A major American legal thinker, the late Ronald Dworkin also helped shape new dispensations in the Global South. In South Africa, in particular, his work has been fiercely debated in the context of one of the world’s most progressive constitutions. Despite Dworkin’s discomfort with that document’s enshrinement of “socioeconomic rights, ” his work enables an important defense of a jurisprudence premised on justice, rather than on legitimacy.

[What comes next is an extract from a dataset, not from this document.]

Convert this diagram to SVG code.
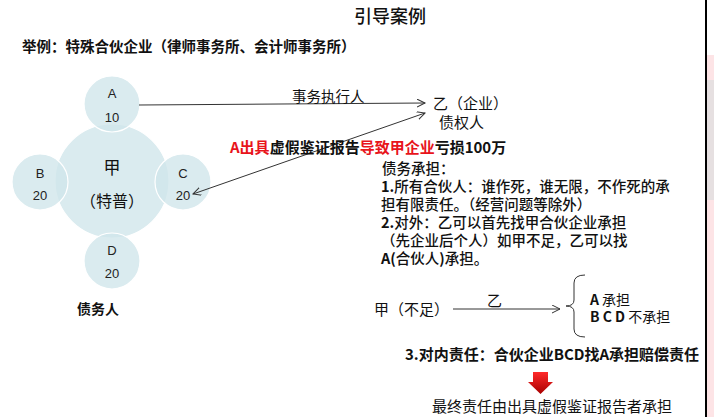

Beginning with a critical overview of Dworkin’s work culminating in his two principles of dignity, Cornell and Friedman turn to Kant and Hegel for an approach better able to ground the principles of dignity Dworkin advocates. Framed thus, Dworkin’s challenge to legal positivism enables a theory of constitutional revolution in which existing legal structures are transformatively revalued according to ethical mandates. By founding law on dignity, Dworkin begins to articulate an ethical jurisprudence responsive to the lived experience of injustice. This book, then, articulates a revolutionary constitutionalism crucial to the struggle for decolonization.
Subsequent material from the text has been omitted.